The tragedy also highlights broader regional issues. Across East Africa, from Kenya to Tanzania, road accidents remain among the leading causes of death. Despite massive investments in highways and flyovers, enforcement and driver training lag far behind. A culture of speeding and cutting corners undermines every new project. In Uganda, where public transport is largely privatized, competition for passengers pushes companies to prioritize profits over safety.

In the villages along the crash site, grief and anger mingle. Families search through the wreckage for missing loved ones.

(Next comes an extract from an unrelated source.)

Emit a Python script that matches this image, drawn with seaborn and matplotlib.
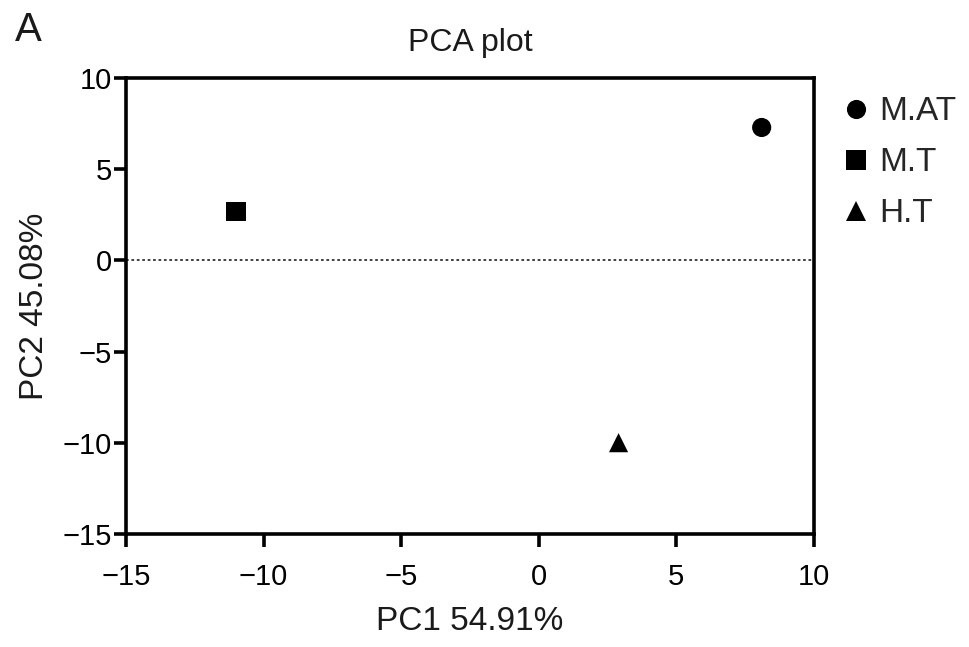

The air smells of burned metal and diesel. “We’ve been crying for better roads for years,” said a local elder, shaking his head. “They come to cut ribbons when a new road opens, but they never come when people die.”

Online, Ugandans are venting frustration. Social media is flooded with photos of twisted metal and condolence posts. “Another bus, another graveyard,” one user wrote bitterly. The phrase has become grim shorthand for a national crisis that feels both inevitable and ignored.

The victims’ names will fade, replaced by new ones when the next bus overturns on the next bad road. Unless Uganda changes how it views road safety — not as a traffic issue, but as a national priority — the headlines will keep repeating themselves.

For now, Luweero mourns its dead. The families will bury their loved ones under the red soil that has seen too many funerals. And on Uganda’s roads, buses will keep roaring into the night — fast, full, and fragile.